The panel also suggested Congress:
- Define donor advised funds;
- Prohibit charities from making grants to private non-operating foundations from donor advised funds;
- Enact minimum activity rules for donor advised funds;
- Prevent public charities from knowingly using donor advised funds to reimburse donors/advisers for expenses incurred by them in an advisory capacity or making grants to donors/advisers and related parties; and,
- Increase funding for IRS enforcement of charities. The panel is “strongly supportive” of Congress earmarking funds derived from penalties, fees and excise taxes imposed on charities for improved IRS oversight.
The report encouraged states to incorporate federal tax law into state laws, and supported state attorneys general and other state officials having the same access to IRS information as state revenue officers.
John Graham, president and CEO of the American Society of Association Executives in Washington, D.C., and a member of the panel’s transparency and financial accountability work group, said the panel is a good effort to respond to potential legislation and ensure it doesn’t have unintended consequences.
But bigger issues are getting the IRS more money to enforce existing regulations, reviewing the IRS’s role in regulating exempt organizations, and dealing with Form 990 problems, according to Graham.
“The IRS needs to be enforcing the regulations that are currently on the books,” Graham said. “Once we see that enforcement in place we can then determine where the gaps are, and determine if we need additional legislation. One of the problems going forward is that the nonprofit community has assumed there will be additional legislation.”
Time constraints could keep the panel from addressing these issues.
“If we come to a consensus (in Phase II), it frees us in the final phase to deal with bigger issues,” Aviv said. If they’re not germane to the panel’s work, it’s not likely the panel would be used for that, she explained.
The panel limited its focus to responding to the staff discussion draft, and a few other issues that it thought would deal with potential legislation, Aviv said.
This spring, Sen. Charles Grassley, R-Iowa, Finance Committee chairman, plans to hold hearings and produce legislation incorporating charitable giving incentives and charitable governance reforms, a Grassley spokeswoman said in early March. The comprehensive legislation would go beyond the nonprofit panel’s report, the spokeswoman said.

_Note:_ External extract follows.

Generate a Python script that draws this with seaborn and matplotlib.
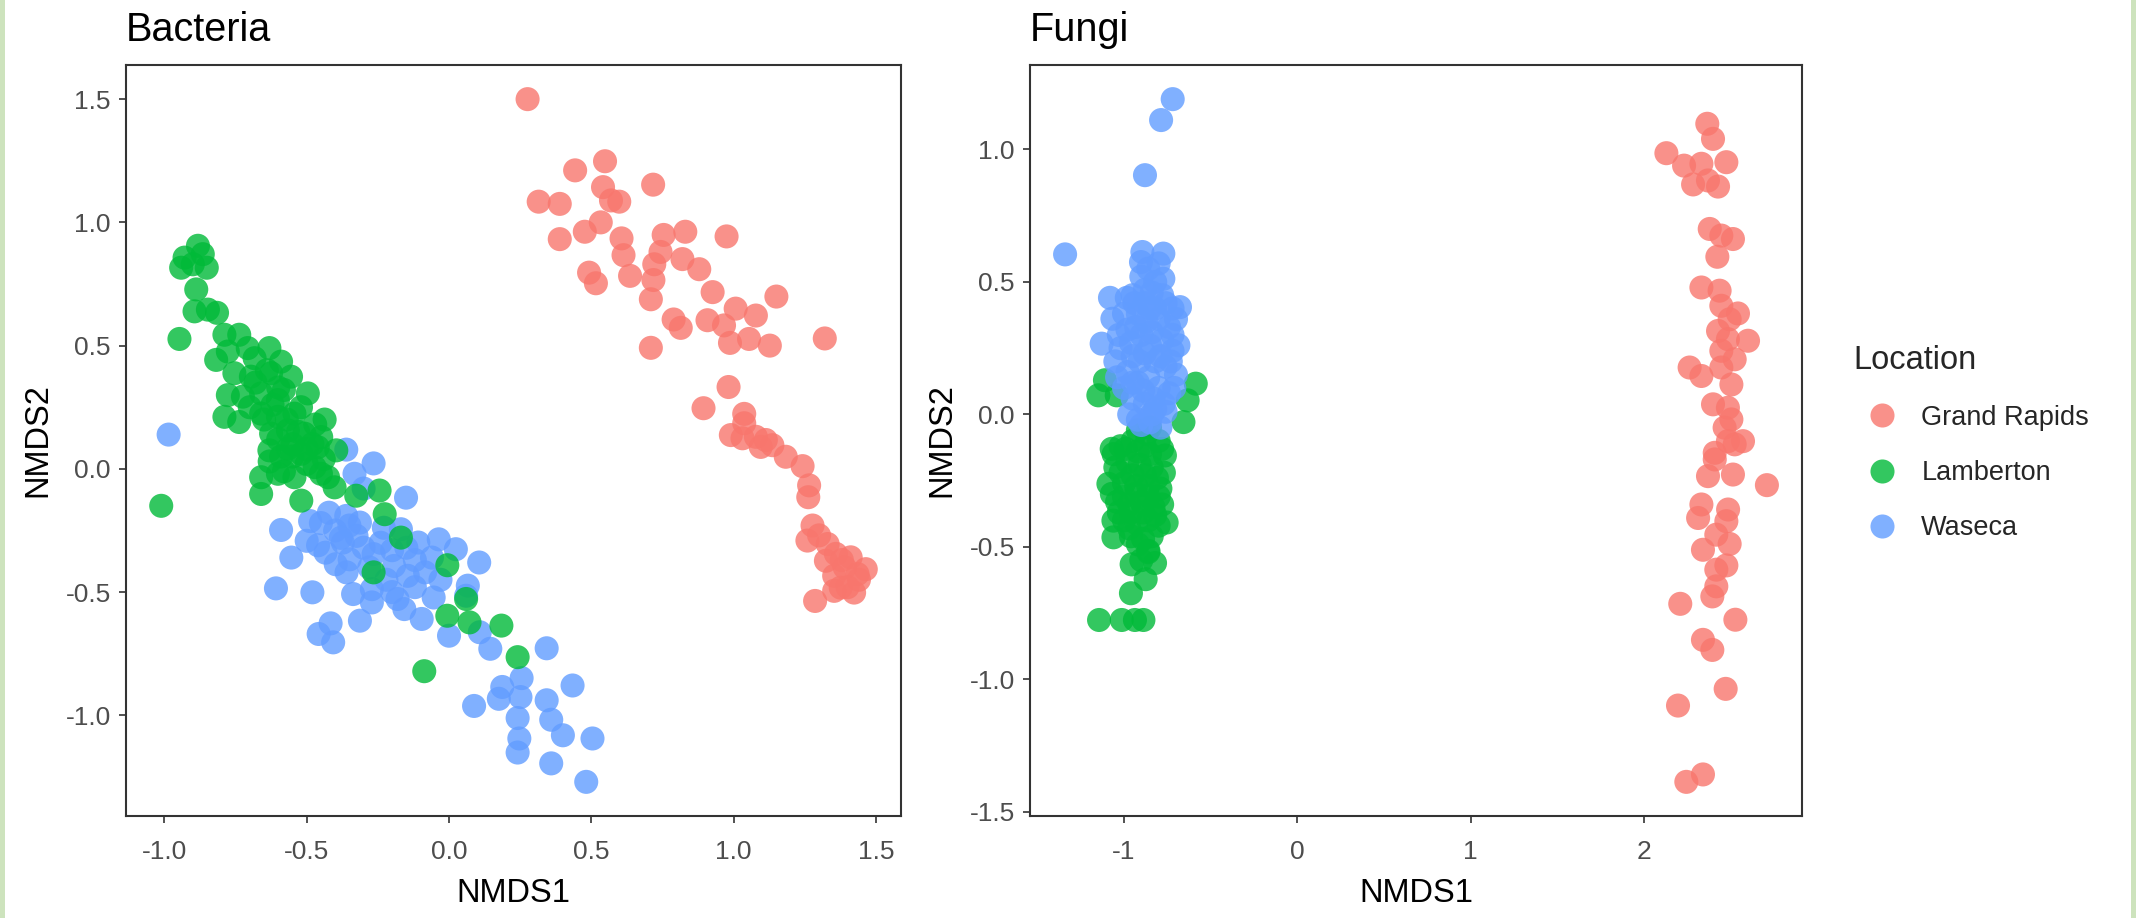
import numpy as np
import pandas as pd
import matplotlib
matplotlib.use("Agg")
import matplotlib.pyplot as plt
from matplotlib.ticker import MultipleLocator, FormatStrFormatter
from matplotlib.patches import Rectangle
import seaborn as sns

# ---------------- data: NMDS ordination scores ----------------
locations = ["Grand Rapids", "Lamberton", "Waseca"]
palette = {"Grand Rapids": "#F8766D", "Lamberton": "#00BA38", "Waseca": "#619CFF"}

bact_gr_x = [0.276, 0.548, 0.443, 0.717, 0.541, 0.315, 0.389, 0.569, 0.598, 0.533,
             0.477, 0.389, 0.606, 0.754, 0.830, 0.975, 0.613, 0.743, 0.721, 0.820,
             0.879, 0.492, 0.516, 0.636, 0.718, 0.709, 0.926, 1.150, 1.007, 1.078,
             0.789, 0.814, 0.908, 0.966, 0.987, 1.054, 1.127, 1.320, 0.709,
             0.982, 0.894, 1.037, 1.037, 0.990, 1.031, 1.078, 1.113, 1.095, 1.136,
             1.183, 1.242, 1.265, 1.262, 1.277, 1.259, 1.330, 1.359, 1.324, 1.411,
             1.464, 1.435, 1.353, 1.376, 1.423, 1.353, 1.286, 1.300, 1.390, 1.440,
             1.380, 1.400]
bact_gr_y = [1.500, 1.248, 1.211, 1.153, 1.143, 1.084, 1.075, 1.089, 1.084, 1.000,
             0.962, 0.932, 0.935, 0.949, 0.962, 0.943, 0.867, 0.880, 0.830, 0.851,
             0.810, 0.796, 0.753, 0.783, 0.766, 0.688, 0.717, 0.699, 0.650, 0.622,
             0.606, 0.572, 0.603, 0.582, 0.511, 0.527, 0.500, 0.529, 0.491,
             0.332, 0.246, 0.223, 0.185, 0.137, 0.124, 0.130, 0.117, 0.089, 0.096,
             0.049, 0.011, -0.067, -0.115, -0.230, -0.291, -0.305, -0.345, -0.373, -0.359,
             -0.407, -0.427, -0.434, -0.482, -0.502, -0.495, -0.536, -0.270, -0.400, -0.450,
             -0.370, -0.480]

bact_wa_x = [-0.985, -0.265, -0.361, -0.151, -0.590, -0.488, -0.422, -0.361, -0.313, -0.229,
             -0.500, -0.434, -0.373, -0.325, -0.265, -0.554, -0.398, -0.349, -0.169, -0.108,
             -0.036, 0.024, 0.106, -0.193, -0.145, -0.084, -0.608, -0.480, -0.337, -0.271,
             -0.271, -0.181, -0.157, -0.096, -0.054, 0.066, 0.060, 0.000, -0.313, -0.416,
             -0.458, -0.407, 0.108, 0.145, 0.343, 0.255, 0.187, 0.175, 0.251, 0.088,
             0.434, 0.343, 0.241, 0.359, 0.400, 0.247, 0.504, 0.241, 0.359, 0.482,
             -0.332, -0.300, -0.400, -0.350, -0.200, -0.120, -0.220,
             -0.450, -0.380, -0.300, -0.240, -0.360, -0.280, -0.150, -0.060, -0.120, -0.200,
             -0.030, -0.460]
bact_wa_y = [0.139, 0.022, 0.078, -0.117, -0.248, -0.212, -0.178, -0.191, -0.218, -0.239,
             -0.292, -0.340, -0.299, -0.272, -0.346, -0.360, -0.387, -0.367, -0.245, -0.299,
             -0.286, -0.326, -0.380, -0.394, -0.434, -0.420, -0.485, -0.501, -0.508, -0.542,
             -0.488, -0.528, -0.569, -0.609, -0.522, -0.474, -0.515, -0.677, -0.616, -0.627,
             -0.670, -0.704, -0.663, -0.730, -0.728, -0.849, -0.885, -0.933, -0.926, -0.962,
             -0.879, -0.939, -1.011, -1.018, -1.081, -1.094, -1.094, -1.151, -1.195, -1.270,
             -0.020, -0.080, -0.250, -0.230, -0.330, -0.370, -0.450,
             -0.220, -0.280, -0.320, -0.300, -0.420, -0.400, -0.320, -0.360, -0.480, -0.500,
             -0.450, -0.310]

bact_la_x = [-0.882, -0.929, -0.865, -0.941, -0.900, -0.851, -0.888, -0.894, -0.847, -0.815,
             -0.947, -0.789, -0.737, -0.818, -0.777, -0.707, -0.631, -0.683, -0.590, -0.754,
             -0.696, -0.625, -0.555, -0.777, -0.724, -0.660, -0.601, -0.496, -0.789, -0.737,
             -0.660, -0.601, -0.543, -0.437, -0.625, -0.566, -0.508, -0.449, -0.631, -0.566,
             -0.519, -0.461, -0.396, -0.660, -0.601, -0.543, -0.472, -0.425, -0.660, -0.519,
             -0.402, -0.326, -0.244, -1.011, -0.226, -0.169, -0.265, -0.006, 0.060, -0.006,
             0.072, 0.184, 0.241, -0.087, -0.580, -0.520, -0.470, -0.550, -0.500, -0.450,
             -0.590, -0.700, -0.640, -0.600,
             -0.620, -0.570, -0.530, -0.480, -0.600, -0.550, -0.500, -0.580, -0.630, -0.440,
             -0.680, -0.650]
bact_la_y = [0.905, 0.857, 0.871, 0.816, 0.830, 0.816, 0.728, 0.639, 0.646, 0.633,
             0.527, 0.544, 0.544, 0.442, 0.476, 0.490, 0.490, 0.449, 0.435, 0.388,
             0.374, 0.388, 0.374, 0.299, 0.293, 0.306, 0.279, 0.306, 0.211, 0.190,
             0.224, 0.211, 0.224, 0.200, 0.143, 0.156, 0.143, 0.129, 0.075, 0.082,
             0.061, 0.088, 0.075, -0.034, -0.020, -0.034, 0.007, -0.034, -0.102, -0.129,
             -0.075, -0.109, -0.088, -0.150, -0.184, -0.279, -0.420, -0.391, -0.528, -0.596,
             -0.623, -0.636, -0.764, -0.821, 0.320, 0.250, 0.180, 0.100, 0.020, -0.020,
             0.050, 0.250, 0.400, 0.330,
             0.260, 0.200, 0.150, 0.100, 0.120, 0.050, 0.080, -0.010, 0.030, 0.040,
             0.350, 0.200]

fung_gr_x = [2.366, 2.399, 2.130, 2.232, 2.332, 2.476, 2.284, 2.370, 2.428, 2.380,
             2.447, 2.514, 2.424, 2.332, 2.437, 2.447, 2.543, 2.495, 2.428, 2.601,
             2.485, 2.447, 2.524, 2.264, 2.332, 2.447, 2.505, 2.399, 2.485, 2.505,
             2.466, 2.572, 2.485, 2.409, 2.524, 2.409, 2.370, 2.514, 2.710, 2.332,
             2.313, 2.486, 2.476, 2.418, 2.495, 2.341, 2.476, 2.418, 2.418, 2.395,
             2.210, 2.528, 2.341, 2.395, 2.472, 2.197, 2.341, 2.245]
fung_gr_y = [1.097, 1.040, 0.986, 0.939, 0.946, 0.952, 0.868, 0.883, 0.860, 0.700,
             0.675, 0.662, 0.595, 0.479, 0.467, 0.410, 0.381, 0.359, 0.315, 0.278,
             0.284, 0.240, 0.208, 0.177, 0.145, 0.177, 0.113, 0.038, 0.025, -0.019,
             -0.050, -0.101, -0.101, -0.145, -0.113, -0.170, -0.233, -0.227, -0.267, -0.340,
             -0.391, -0.359, -0.403, -0.454, -0.489, -0.511, -0.570, -0.586, -0.649, -0.687,
             -0.715, -0.775, -0.851, -0.889, -1.036, -1.099, -1.359, -1.387]

fung_la_x = [-1.110, -1.148, -1.042, -0.586, -0.633, -0.657, -1.071, -0.869, -0.764, -1.090,
             -0.754, -1.061, -1.061, -0.859, -0.956, -0.821, -0.875, -0.960, -1.144, -1.013,
             -0.937, -0.888, -1.020, -0.950, -0.880, -0.800, -1.050, -0.980, -0.910, -0.840,
             -0.770, -1.000, -0.930, -0.860, -0.790, -1.040, -0.970, -0.900, -0.830, -0.780,
             -1.000, -0.930, -0.860, -0.800, -0.960, -0.890, -0.840, -0.900, -0.920, -0.850,
             -1.060, -0.990, -0.920, -0.850, -0.780, -1.020, -0.950, -0.880, -0.810, -1.070,
             -1.000, -0.930, -0.860, -0.800, -1.030, -0.960, -0.890, -0.820, -0.970, -0.920,
             -0.860]
fung_la_y = [0.129, 0.072, 0.072, 0.116, 0.053, -0.029, -0.130, -0.073, -0.155, -0.262,
             -0.408, -0.464, -0.401, -0.515, -0.566, -0.561, -0.622, -0.675, -0.776, -0.776,
             -0.776, -0.776, -0.120, -0.100, -0.120, -0.100, -0.200, -0.180, -0.190, -0.200,
             -0.220, -0.260, -0.270, -0.270, -0.280, -0.330, -0.340, -0.330, -0.350, -0.340,
             -0.400, -0.410, -0.400, -0.420, -0.460, -0.470, -0.460, -0.550, -0.060, -0.050,
             -0.150, -0.130, -0.140, -0.150, -0.130, -0.220, -0.230, -0.230, -0.240, -0.300,
             -0.310, -0.300, -0.310, -0.310, -0.370, -0.370, -0.370, -0.380, -0.430, -0.490,
             -0.520]

fung_wa_x = [-0.719, -0.786, -0.879, -1.340, -0.894, -0.773, -0.902, -0.773, -1.081, -0.984,
             -0.677, -1.067, -1.129, -0.686, -0.950, -0.880, -0.820, -0.780, -0.720, -0.920,
             -0.850, -0.800, -0.740, -0.980, -0.900, -0.840, -0.780, -0.720, -1.020, -0.950,
             -0.880, -0.820, -0.760, -0.700, -0.980, -0.920, -0.860, -0.800, -0.740, -0.950,
             -0.880, -0.820, -0.760, -0.920, -0.850, -0.790, -1.050, -0.720, -0.860, -0.800,
             -0.900,
             -1.000, -1.030, -0.960, -0.930, -0.870, -0.820, -0.760, -0.700, -0.730, -0.790,
             -0.850, -0.910, -1.000, -1.040, -0.950, -0.890, -0.830, -0.770, -0.710, -0.970,
             -0.900, -0.840, -0.940, -0.880, -0.840]
fung_wa_y = [1.190, 1.111, 0.903, 0.604, 0.613, 0.607, 0.575, 0.512, 0.440, 0.440,
             0.405, 0.361, 0.267, 0.261, 0.450, 0.470, 0.500, 0.450, 0.400, 0.380,
             0.400, 0.360, 0.330, 0.320, 0.300, 0.310, 0.280, 0.240, 0.250, 0.220,
             0.230, 0.200, 0.180, 0.150, 0.160, 0.120, 0.140, 0.100, 0.080, 0.060,
             0.040, 0.020, 0.010, -0.020, -0.030, -0.050, 0.200, 0.300, 0.550, 0.570,
             0.520,
             0.380, 0.300, 0.270, 0.330, 0.350, 0.400, 0.420, 0.360, 0.200, 0.220,
             0.260, 0.200, 0.100, 0.140, 0.120, 0.090, 0.060, 0.040, 0.100, 0.000,
             -0.040, 0.000, 0.420, 0.420, 0.460]


def frame(groups):
    parts = []
    for name, xs, ys in groups:
        parts.append(pd.DataFrame({"NMDS1": xs, "NMDS2": ys, "Location": name}))
    return pd.concat(parts, ignore_index=True)


bacteria = frame([("Grand Rapids", bact_gr_x, bact_gr_y),
                  ("Waseca", bact_wa_x, bact_wa_y),
                  ("Lamberton", bact_la_x, bact_la_y)])
fungi = frame([("Grand Rapids", fung_gr_x, fung_gr_y),
               ("Lamberton", fung_la_x, fung_la_y),
               ("Waseca", fung_wa_x, fung_wa_y)])

# ---------------- styling ----------------
sns.set_style("white")
plt.rcParams["font.family"] = ["Liberation Sans", "DejaVu Sans"]
plt.rcParams["axes.unicode_minus"] = False

W, H = 2136, 918
fig = plt.figure(figsize=(W / 100, H / 100), dpi=100)
fig.patch.set_facecolor("white")

# thin green side strips
fig.patches.append(Rectangle((0, 0), 5 / W, 1, transform=fig.transFigure,
                             facecolor="#cde3bd", edgecolor="none", zorder=0))
fig.patches.append(Rectangle((1 - 5 / W, 0), 5 / W, 1, transform=fig.transFigure,
                             facecolor="#cde3bd", edgecolor="none", zorder=0))

ax1 = fig.add_axes([126 / W, 1 - 816 / H, 775 / W, 751 / H])
ax2 = fig.add_axes([1030 / W, 1 - 816 / H, 772 / W, 751 / H])

point_kw = dict(s=300, alpha=0.8, linewidth=0, hue_order=locations, palette=palette)
sns.scatterplot(data=bacteria, x="NMDS1", y="NMDS2", hue="Location", ax=ax1,
                legend=False, **point_kw)
sns.scatterplot(data=fungi, x="NMDS1", y="NMDS2", hue="Location", ax=ax2,
                legend=True, **point_kw)

for ax, title, xstep, xfmt in [(ax1, "Bacteria", 0.5, "%.1f"), (ax2, "Fungi", 1.0, "%d")]:
    ax.margins(0.05)
    ax.xaxis.set_major_locator(MultipleLocator(xstep))
    ax.xaxis.set_major_formatter(FormatStrFormatter(xfmt))
    ax.yaxis.set_major_locator(MultipleLocator(0.5))
    ax.yaxis.set_major_formatter(FormatStrFormatter("%.1f"))
    for sp in ax.spines.values():
        sp.set_visible(True)
        sp.set_color("#333333")
        sp.set_linewidth(1.5)
    ax.tick_params(axis="both", direction="out", length=5, width=1.2, color="#333333",
                   labelsize=19, labelcolor="#4D4D4D", bottom=True, left=True)
    ax.tick_params(axis="x", pad=12)
    ax.tick_params(axis="y", pad=6)
    ax.set_xlabel("NMDS1", fontsize=23.5, color="black", labelpad=10)
    ax.set_ylabel("NMDS2", fontsize=23.5, color="black", labelpad=9)
    ax.set_title(title, loc="left", fontsize=28.5, color="black", pad=17)
    ax.grid(False)

sns.move_legend(ax2, "upper left", bbox_to_anchor=(1840 / W, 1 - 331 / H),
                bbox_transform=fig.transFigure, frameon=False, title="Location",
                fontsize=19.5, title_fontsize=23.5, borderpad=0, labelspacing=1.08,
                handlelength=2.1, handletextpad=0.4, alignment="left")

fig.savefig("out.png", dpi=100, facecolor="white")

While the panel’s interim and final reports “will weigh on the thinking of the Finance Committee,” the committee is also considering views of the Joint Committee on Taxation, and has asked for IRS and state officials’ perspectives, Grassley said in a written statement.
The Joint Committee on Taxation’s report raised the question of whether some of the proposals were more related to generating income than they were for good reform, Aviv said.
Indeed, there are potentially billions of dollars in federal government revenue in the Joint Tax Committee’s report. For example, reforming rules for charitable contributions of property could generate some $2.5 billion between 2005-2014, according to the report.
On a separate but related note, panel officials said they expect the U.S. House of Representatives Ways and Means Committee to continue its review of hospitals, universities, and profit-making activities of nonprofits. A Government Accountability Office (GAO) report addressing the House committee’s questions is expected to be released early this summer, according to panel officials.
The panel’s final report is scheduled for late spring. It will touch on additional issues, such as valuation of non-cash contributions, executive compensation, board composition, and Form 990 and Form 990PF reform, panel officials said. One nonprofit leader cautioned against making changes without considering the larger impact on the nonprofit sector. Rex, of Beech Brook, said: “I really am concerned about overreacting and doing things that we wake up one day and realize we fundamentally changed the complexion of the nonprofit sector and eliminated its unique value.”